Sleep deprivation lowers levels of leptin (the hormone that tells you to stop eating when you’re full), and increases levels of the hormone ghrelin (which promotes appetite) and levels of orexin, a neurotransmitter that increases food cravings. In other words you actually feel fuller, more satiated, and get thinner by sleeping!
Being overtired also interrupts healthy glucose metabolism, making your body more resistant to insulin, which over time can lead to type 2 diabetes. Lack of sleep is also linked to high blood pressure, heart attack, and increased risk of car accidents, depression, and substance abuse. And you don’t need scientific research to tell you that when people are exhausted they become forgetful, inattentive, and irritable.
You are more likely to make poor decisions when you don’t get enough sleep. When you feel refreshed and rested, you feel energized, think clearly, and are much more likely to make smart choices about eating and exercising.
One study conducted on soldiers to test the effect of sleep on accuracy with firearms showed that soldiers who slept seven hours were 98% accurate during target practice. Soldiers who slept six hours were only 50% accurate. With five hours of sleep accuracy dropped to 28%, and with four hours of sleep they were a dangerous 15% accurate!
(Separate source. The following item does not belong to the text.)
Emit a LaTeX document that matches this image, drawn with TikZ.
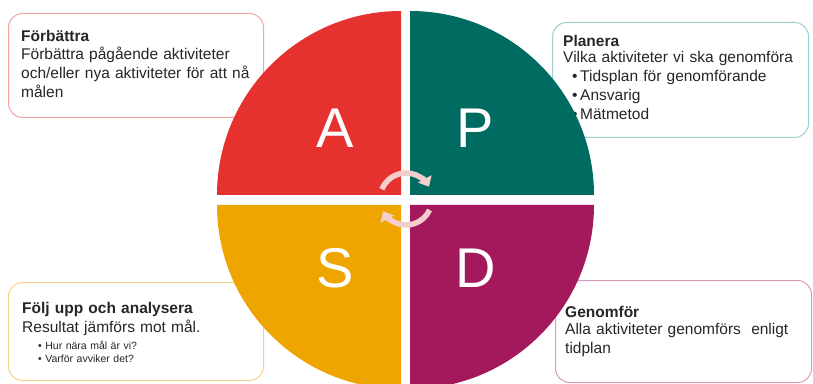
\documentclass[tikz,border=0pt]{standalone}
\usepackage{fontspec}
\setmainfont{Liberation Sans}
\usetikzlibrary{positioning,arrows.meta}

\definecolor{actRed}{HTML}{E5322F}
\definecolor{planGreen}{HTML}{006B61}
\definecolor{studyYellow}{HTML}{EEA500}
\definecolor{doPurple}{HTML}{A3195B}
\definecolor{actLine}{HTML}{F3A3A3}
\definecolor{planLine}{HTML}{9ED0CB}
\definecolor{studyLine}{HTML}{F8D28A}
\definecolor{doLine}{HTML}{D99BBA}
\definecolor{cyclePink}{HTML}{F4CDCD}
\definecolor{txtGray}{HTML}{262626}

\tikzset{
  infobox/.style={draw=#1, line width=1pt, rounded corners=14pt, fill=white,
    anchor=north west, inner sep=0pt},
  infotext/.style={anchor=base west, inner sep=0pt, text width=245pt, align=left,
    text=txtGray, font=\fontsize{15.5}{19}\selectfont},
  smalltext/.style={infotext, font=\fontsize{10.5}{13}\selectfont},
  letter/.style={text=white, font=\fontsize{56}{60}\selectfont},
  cyclearrow/.style={draw=cyclePink, line width=5.5pt, -{Triangle[length=9pt,width=15pt]}}
}

\begin{document}
\begin{tikzpicture}[x=1pt,y=1pt]
  \clip (0,0) rectangle (813,383);

  % boxes
  \node[infobox=actLine, minimum width=255pt, minimum height=104pt] (actbox) at (8,370) {};
  \node[infobox=planLine, minimum width=256pt, minimum height=115pt] (planbox) at (552,361) {};
  \node[infobox=studyLine, minimum width=255pt, minimum height=98pt] (studybox) at (8,101) {};
  \node[infobox=doLine, minimum width=256pt, minimum height=102pt] (dobox) at (555,103) {};

  \node[infotext] (acttext) at (21,341) {\textbf{Förbättra}\\[-1pt]
    Förbättra pågående aktiviteter\\
    och/eller nya aktiviteter för att nå\\
    målen};
  \node[infotext] (plantext) at (563,336) {\textbf{Planera}\\[-3pt]
    Vilka aktiviteter vi ska genomföra\\
    \hspace*{9pt}\textbullet\,Tidsplan för genomförande\\
    \hspace*{9pt}\textbullet\,Ansvarig\\
    \hspace*{9pt}\textbullet\,Mätmetod};
  \node[infotext] (studytext) at (22,70) {\textbf{Följ upp och analysera}\\
    Resultat jämförs mot mål.};
  \node[smalltext] (studybullets) at (38,34) {\textbullet\ Hur nära mål är vi?\\
    \textbullet\ Varför avviker det?};
  \node[infotext] (dotext) at (565,66) {\textbf{Genomför}\\[-2pt]
    Alla aktiviteter genomförs~ enligt\\
    tidplan};

  % quadrants
  \fill[actRed] (401,188) -- ++(-184,0) arc[start angle=180, end angle=90, radius=184] -- cycle;
  \fill[planGreen] (410,188) -- ++(0,184) arc[start angle=90, end angle=0, radius=184] -- cycle;
  \fill[studyYellow] (401,178) -- ++(-184,0) arc[start angle=180, end angle=270, radius=184] -- cycle;
  \fill[doPurple] (410,178) -- ++(184,0) arc[start angle=0, end angle=-90, radius=184] -- cycle;

  \node[letter] (letterA) at (335,255) {A};
  \node[letter] (letterP) at (475,255) {P};
  \node[letter] (letterS) at (335,115) {S};
  \node[letter] (letterD) at (476,115) {D};

  % cycle arrows
  \coordinate (hub) at (406,184);
  \draw[cyclearrow] ([shift={(158:26)}]hub) arc[start angle=158, end angle=28, radius=26];
  \draw[cyclearrow] ([shift={(-25:26)}]hub) arc[start angle=-25, end angle=-152, radius=26];
\end{tikzpicture}
\end{document}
The Sleep Hygiene Challenge
For this challenge, I want you to focus on improving your sleep. If you’ve been following the The Brain Warrior’s Way* or The Omni Diet*, you may already have noticed a dramatic improvement in your sleep patterns. If not, now’s the time to find out why sleep eludes you and ways to improve it.
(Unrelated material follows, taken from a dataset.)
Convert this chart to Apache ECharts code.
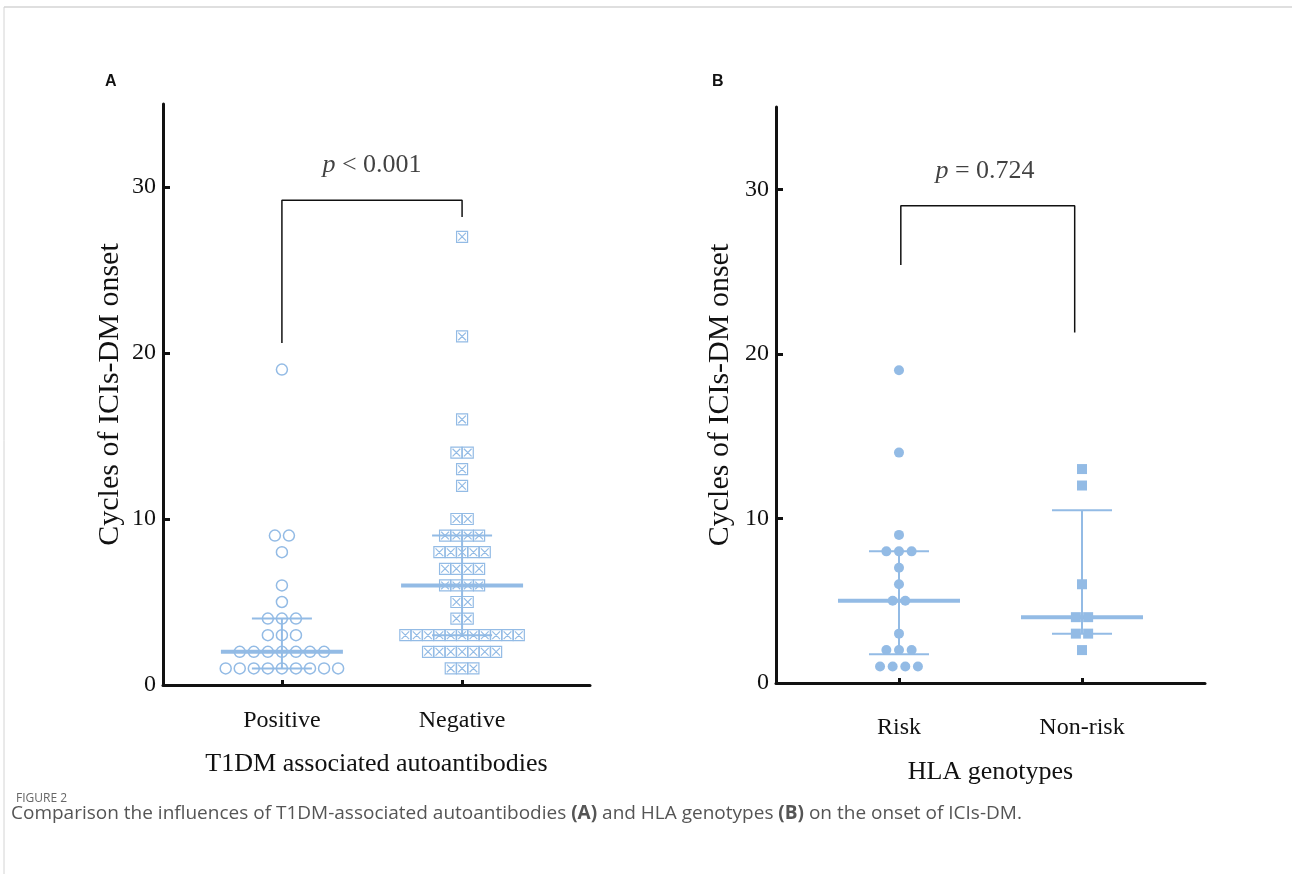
<!DOCTYPE html>
<html>
<head>
<meta charset="utf-8">
<script src="https://cdn.jsdelivr.net/npm/echarts@6/dist/echarts.min.js"></script>
<style>
  html, body { margin: 0; padding: 0; background: #fff; }
  #chart { width: 1292px; height: 874px; }
</style>
</head>
<body>
<div id="chart"></div>
<script>
// panel A: T1DM associated autoantibodies
var catsA = ['Positive', 'Negative'];
var positiveA = [1, 1, 1, 1, 1, 1, 1, 1, 1, 2, 2, 2, 2, 2, 2, 2, 3, 3, 3, 4, 4, 4, 5, 6, 8, 9, 9, 19];
var negativeA = [1, 1, 1, 2, 2, 2, 2, 2, 2, 2, 3, 3, 3, 3, 3, 3, 3, 3, 3, 3, 3, 4, 4, 5, 5,
                 6, 6, 6, 6, 7, 7, 7, 7, 8, 8, 8, 8, 8, 9, 9, 9, 9, 10, 10, 12, 13, 14, 14, 16, 21, 27];
var medianA = [2, 6];
var lowerA = [1, 3];
var upperA = [4, 9];
var bracketA = [[1, 20.6], [1, 29.2], [2, 29.2], [2, 28.2]];
var pTextA = [1.5, 31.3];

// panel B: HLA genotypes
var catsB = ['Risk', 'Non-risk'];
var riskB = [1, 1, 1, 1, 2, 2, 2, 3, 5, 5, 6, 7, 8, 8, 8, 9, 14, 19];
var nonRiskB = [2, 3, 3, 4, 4, 6, 12, 13];
var medianB = [5, 4];
var lowerB = [1.75, 3];
var upperB = [8, 10.5];
var bracketB = [[1.01, 25.4], [1.01, 29.0], [1.96, 29.0], [1.96, 21.3]];
var pTextB = [1.47, 31.1];

var yTicks = [0, 10, 20, 30];

var BLUE = '#93bbe5';
var SERIF = '"Liberation Serif", "DejaVu Serif", serif';
var boxX = 'path://M0,0L10,0L10,10L0,10Z M1.5,1.5L8.5,8.5 M8.5,1.5L1.5,8.5';

// spread equal values side by side, like a dot plot
function dotPlot(values, center, step) {
  var counts = {};
  values.forEach(function (v) { counts[v] = (counts[v] || 0) + 1; });
  var seen = {};
  return values.map(function (v) {
    var i = seen[v] || 0;
    seen[v] = i + 1;
    return [center + (i - (counts[v] - 1) / 2) * step, v];
  });
}

function barRows(med, lo, hi) {
  return med.map(function (m, i) { return [i + 1, m, lo[i], hi[i]]; });
}

function renderBars(params, api) {
  var pm = api.coord([api.value(0), api.value(1)]);
  var pl = api.coord([api.value(0), api.value(2)]);
  var ph = api.coord([api.value(0), api.value(3)]);
  return {
    type: 'group',
    children: [
      { type: 'line', shape: { x1: pl[0], y1: pl[1], x2: ph[0], y2: ph[1] }, style: { stroke: BLUE, lineWidth: 2 } },
      { type: 'line', shape: { x1: pm[0] - 61, y1: pm[1], x2: pm[0] + 61, y2: pm[1] }, style: { stroke: BLUE, lineWidth: 4 } },
      { type: 'line', shape: { x1: pl[0] - 30, y1: pl[1], x2: pl[0] + 30, y2: pl[1] }, style: { stroke: BLUE, lineWidth: 2 } },
      { type: 'line', shape: { x1: ph[0] - 30, y1: ph[1], x2: ph[0] + 30, y2: ph[1] }, style: { stroke: BLUE, lineWidth: 2 } }
    ]
  };
}

function xAxisFor(grid, cats, min, max, title, margin, gap) {
  return {
    type: 'value', gridIndex: grid, min: min, max: max,
    axisLine: { lineStyle: { color: '#111', width: 3 } },
    axisTick: { inside: true, length: 5, lineStyle: { color: '#111', width: 3 }, customValues: [1, 2] },
    axisLabel: {
      customValues: [1, 2], margin: margin, color: '#111', fontFamily: SERIF, fontSize: 24,
      formatter: function (v) { return cats[Math.round(v) - 1]; }
    },
    splitLine: { show: false },
    name: title, nameLocation: 'middle', nameGap: gap,
    nameTextStyle: { color: '#111', fontFamily: SERIF, fontSize: 26 }
  };
}

function yAxisFor(grid, gap) {
  return {
    type: 'value', gridIndex: grid, min: 0, max: 35,
    axisLine: { show: true, lineStyle: { color: '#111', width: 3 } },
    axisTick: { show: true, inside: true, length: 7, lineStyle: { color: '#111', width: 3 }, customValues: yTicks },
    axisLabel: { customValues: yTicks, margin: 7, color: '#111', fontFamily: SERIF, fontSize: 24 },
    splitLine: { show: false },
    name: 'Cycles of ICIs-DM onset', nameLocation: 'middle', nameGap: gap, nameRotate: 90,
    nameTextStyle: { color: '#111', fontFamily: SERIF, fontSize: 30 }
  };
}

function pLabel(idx, pos, op, val) {
  return {
    type: 'scatter', xAxisIndex: idx, yAxisIndex: idx, symbolSize: 1, silent: true,
    itemStyle: { color: 'rgba(0,0,0,0)' },
    data: [pos],
    label: {
      show: true, position: 'inside', color: '#111', fontFamily: SERIF, fontSize: 26,
      formatter: '{i|p} ' + op + ' ' + val,
      rich: { i: { fontStyle: 'italic', fontFamily: SERIF, fontSize: 26, color: '#111' } }
    }
  };
}

function bracket(idx, data) {
  return {
    type: 'line', xAxisIndex: idx, yAxisIndex: idx, symbol: 'none', silent: true,
    lineStyle: { color: '#111', width: 1.5 }, data: data, z: 3
  };
}

var chart = echarts.init(document.getElementById('chart'));
chart.setOption({
  animation: false,
  backgroundColor: '#fff',
  grid: [
    { left: 163, top: 104, right: 702, bottom: 189 },
    { left: 776, top: 107, right: 87, bottom: 191 }
  ],
  xAxis: [
    xAxisFor(0, catsA, 0.34, 2.71, 'T1DM associated autoantibodies', 24, 66),
    xAxisFor(1, catsB, 0.328, 2.672, 'HLA genotypes', 33, 76)
  ],
  yAxis: [yAxisFor(0, 38), yAxisFor(1, 41)],
  series: [
    {
      type: 'custom', xAxisIndex: 0, yAxisIndex: 0, renderItem: renderBars, z: 1, silent: true,
      encode: { x: 0, y: [1, 2, 3] }, data: barRows(medianA, lowerA, upperA)
    },
    {
      type: 'scatter', xAxisIndex: 0, yAxisIndex: 0, symbol: 'circle', symbolSize: 11, z: 2,
      itemStyle: { color: 'rgba(0,0,0,0)', borderColor: BLUE, borderWidth: 1.5, opacity: 1 },
      data: dotPlot(positiveA, 1, 0.078)
    },
    {
      type: 'scatter', xAxisIndex: 0, yAxisIndex: 0, symbol: boxX, symbolSize: 11, z: 2,
      itemStyle: { color: 'rgba(0,0,0,0)', borderColor: BLUE, borderWidth: 1.2, opacity: 1 },
      data: dotPlot(negativeA, 2, 0.063)
    },
    bracket(0, bracketA),
    pLabel(0, pTextA, '<', '0.001'),
    {
      type: 'custom', xAxisIndex: 1, yAxisIndex: 1, renderItem: renderBars, z: 1, silent: true,
      encode: { x: 0, y: [1, 2, 3] }, data: barRows(medianB, lowerB, upperB)
    },
    {
      type: 'scatter', xAxisIndex: 1, yAxisIndex: 1, symbol: 'circle', symbolSize: 10, z: 2,
      itemStyle: { color: BLUE, opacity: 1 },
      data: dotPlot(riskB, 1, 0.069)
    },
    {
      type: 'scatter', xAxisIndex: 1, yAxisIndex: 1, symbol: 'rect', symbolSize: 10, z: 2,
      itemStyle: { color: BLUE, opacity: 1 },
      data: dotPlot(nonRiskB, 2, 0.067)
    },
    bracket(1, bracketB),
    pLabel(1, pTextB, '=', '0.724')
  ],
  graphic: [
    { type: 'line', shape: { x1: 4, y1: 7, x2: 1292, y2: 7 }, style: { stroke: '#d4d4d4', lineWidth: 1.5 } },
    { type: 'line', shape: { x1: 4, y1: 7, x2: 4, y2: 874 }, style: { stroke: '#d4d4d4', lineWidth: 1 } },
    { type: 'text', left: 105, top: 74, style: { text: 'A', font: 'bold 16px "Liberation Sans", Arial, sans-serif', fill: '#111' } },
    { type: 'text', left: 712, top: 74, style: { text: 'B', font: 'bold 16px "Liberation Sans", Arial, sans-serif', fill: '#111' } },
    { type: 'text', left: 16, top: 793, style: { text: 'FIGURE 2', font: '12px "Open Sans", sans-serif', fill: '#666' } },
    {
      type: 'text', left: 11, top: 804,
      style: {
        text: 'Comparison the influences of T1DM-associated autoantibodies {b|(A)} and HLA genotypes {b|(B)} on the onset of ICIs-DM.',
        font: '19px "Open Sans", sans-serif', fill: '#555',
        rich: { b: { fontWeight: 'bold', fontFamily: '"Open Sans", sans-serif', fontSize: 19, fill: '#555' } }
      }
    }
  ]
});
</script>
</body>
</html>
Work on assessing your sleep and making whatever changes are necessary to improve it. Focus on correcting anything that is hindering your “zzzzs.” Once you improve your sleep, you’ll see a big difference in your mood and your health 24 hours a day.
What is Keeping You Awake? Assess following:
- Do you have sleep apnea? If so, take it seriously, as it’s a disaster for brain health. Ask your partner if you snore obnoxiously with periods of holding your breath when you sleep. If so it’s a good indication that you should seek medical attention for sleep apnea.
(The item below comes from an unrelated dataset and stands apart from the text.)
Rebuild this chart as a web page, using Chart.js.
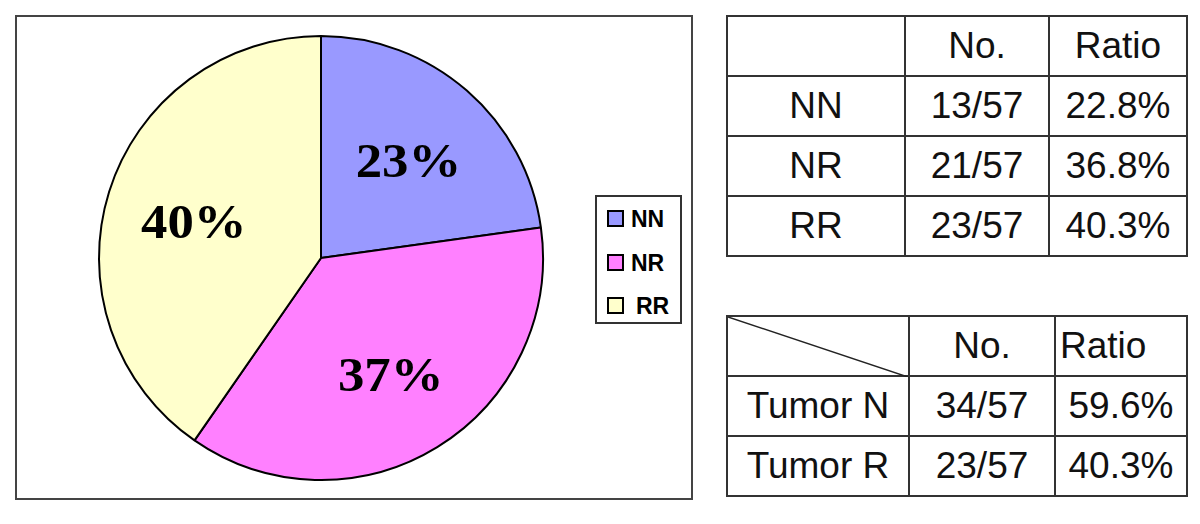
<!DOCTYPE html>
<html>
<head>
<meta charset="utf-8">
<script src="https://cdn.jsdelivr.net/npm/chart.js@4"></script>
<style>
  body { margin: 0; background: #fff; width: 1200px; height: 524px; position: relative; overflow: hidden; font-family: Arial, "Liberation Sans", sans-serif; }
  #pieBox { position: absolute; left: 15px; top: 15px; width: 674px; height: 481px; border: 2px solid #444; }
  #pieWrap { position: absolute; left: 91px; top: 28px; width: 460px; height: 460px; }
  #legendBox { position: absolute; left: 595px; top: 195px; width: 83px; height: 125px; border: 2px solid #333; }
  .lg-item { position: absolute; left: 10px; height: 24px; font-family: Arial, "Liberation Sans", sans-serif; font-weight: bold; font-size: 23px; line-height: 24px; color: #000; white-space: nowrap; }
  .lg-item span.sw { display: inline-block; width: 13px; height: 13px; border: 2px solid #000; vertical-align: 0px; margin-right: 7px; }
  table { position: absolute; border-collapse: collapse; font-family: Arial, "Liberation Sans", sans-serif; font-size: 37px; color: #111; }
  td { border: 2px solid #333; text-align: center; padding: 0; }
  #tbl1 { left: 726px; top: 15px; }
  #tbl2 { left: 726px; top: 315px; }
</style>
</head>
<body>
<div id="pieBox"></div>
<div id="pieWrap"><canvas id="pieChart" width="460" height="460"></canvas></div>
<div id="legendBox"></div>
<table id="tbl1"></table>
<table id="tbl2"></table>

<script>
// pie data
const groupLabels = ['NN', 'NR', 'RR'];
const groupCounts = [13, 21, 23];
const totalCases = 57;
const groupRatios = ['22.8%', '36.8%', '40.3%'];
const sliceColors = ['#9999FF', '#FF80FF', '#FFFFCC'];

// second table
const tumorLabels = ['Tumor N', 'Tumor R'];
const tumorCounts = [34, 23];
const tumorRatios = ['59.6%', '40.3%'];

const headerLabels = ['No.', 'Ratio'];

// percent labels drawn on the slices
const sliceLabels = {
  id: 'sliceLabels',
  afterDatasetsDraw(chart) {
    const ctx = chart.ctx;
    const meta = chart.getDatasetMeta(0);
    const vals = chart.data.datasets[0].data;
    const sum = vals.reduce((a, b) => a + b, 0);
    meta.data.forEach((arc, i) => {
      const p = arc.getProps(['x', 'y', 'startAngle', 'endAngle', 'outerRadius'], true);
      const mid = (p.startAngle + p.endAngle) / 2;
      const r = p.outerRadius * 0.6;
      const txt = Math.round(vals[i] / sum * 100) + '%';
      ctx.save();
      ctx.translate(p.x + Math.cos(mid) * r, p.y + Math.sin(mid) * r + 7);
      ctx.scale(1.1, 1); // original font is a bit wider
      ctx.font = 'bold 48px "Liberation Serif", "Times New Roman", serif';
      ctx.fillStyle = '#000';
      ctx.textAlign = 'center';
      ctx.textBaseline = 'middle';
      ctx.fillText(txt, 0, 0);
      ctx.restore();
    });
  }
};

new Chart('pieChart', {
  type: 'pie',
  data: {
    labels: groupLabels,
    datasets: [{
      data: groupCounts,
      backgroundColor: sliceColors,
      borderColor: '#000',
      borderWidth: 2,
      radius: 222
    }]
  },
  options: {
    responsive: false,
    animation: false,
    plugins: {
      legend: { display: false },
      tooltip: { enabled: false }
    }
  },
  plugins: [sliceLabels]
});

// legend
const legendBox = document.getElementById('legendBox');
const legendTops = [10, 54, 97];
groupLabels.forEach((lab, i) => {
  const d = document.createElement('div');
  d.className = 'lg-item';
  d.style.top = legendTops[i] + 'px';
  d.innerHTML = '<span class="sw" style="background:' + sliceColors[i] + '"></span>' +
    '<span style="margin-left:' + (i === 2 ? 5 : 0) + 'px">' + lab + '</span>';
  legendBox.appendChild(d);
});

// tables
function buildTable(id, labels, counts, ratios, colW, rowH, diag) {
  const t = document.getElementById(id);
  let html = '<tr style="height:' + rowH + 'px">';
  html += '<td style="width:' + colW[0] + 'px;position:relative">' +
    (diag ? '<svg width="' + colW[0] + '" height="' + rowH + '" style="position:absolute;left:0;top:0"><line x1="0" y1="0" x2="' + colW[0] + '" y2="' + rowH + '" stroke="#222" stroke-width="1.5"/></svg>' : '') +
    '</td>';
  html += '<td style="width:' + colW[1] + 'px">' + headerLabels[0] + '</td>';
  html += '<td style="width:' + colW[2] + 'px' + (diag ? ';text-align:left;padding-left:4px' : '') + '">' + headerLabels[1] + '</td></tr>';
  labels.forEach((lab, i) => {
    html += '<tr style="height:' + rowH + 'px"><td>' + lab + '</td><td>' + counts[i] + '/' + totalCases + '</td><td>' + ratios[i] + '</td></tr>';
  });
  t.innerHTML = html;
}
buildTable('tbl1', groupLabels, groupCounts, groupRatios, [176, 142, 136], 60, false);
buildTable('tbl2', tumorLabels, tumorCounts, tumorRatios, [180, 144, 126], 60, true);
</script>
</body>
</html>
- Do you take medications that interfere with sleep? Antihistamines, asthma medications, steroids, and anticonvulsants can interrupt sleep. Consult with your healthcare provider to look for options that won’t impact your sleep.
- Supplements such as green tea, rhodiola, SAMe*, and ginseng, which boost energy and focus, can interfere with a good night’s sleep if taken too late in the day. Limit these supplements to morning and early afternoon use if you have trouble sleeping.
- Are you hooked on caffeine? Caffeine is one of the primary culprits for robbing people of precious sleep. Try to limit coffee to one cup per day. Avoid caffeinated drinks after 12 noon. And read labels—caffeine is sometimes an unexpected ingredient in foods and medicines.
- Do you drink alcohol? Many people drink alcohol to induce relaxation and sleep. But it actually does the opposite. Alcohol can cause a hypoglycemic rebound reaction that leads to sleeplessness. Avoid it for a while and see if your sleep improves.
- Are your hormones out of balance? Hormone fluctuations in women, especially during pregnancy and menopause, are classic sleep disruptors. Pre-menopausal and menopausal women should consider seeing a hormone specialist to help soothe their sleep.
- Do you have a medical condition? Thyroid disease, congestive heart failure, chronic pain, and many other conditions disrupt sleep and can have long-term detrimental health ramifications if left untreated.
- Do you work odd hours? Shift work (nights and odd hours) can wreak havoc on overall health and well-being. If you are a shift worker, do your best to keep your schedule consistent so you can at least adjust to one time schedule.
- Do you give yourself enough time for sleep? You can’t get eight hours of sleep every night if you go to bed at midnight and get up at 6. Make sure there’s enough time in your schedule for a good night’s sleep.
- Is your bedroom sleep-friendly? Light, sound, electronics, mattress comfort, temperature, and a host of other factors can cause tossing and turning. Look around at your sleep space, identify any roadblocks to sleep, and correct them.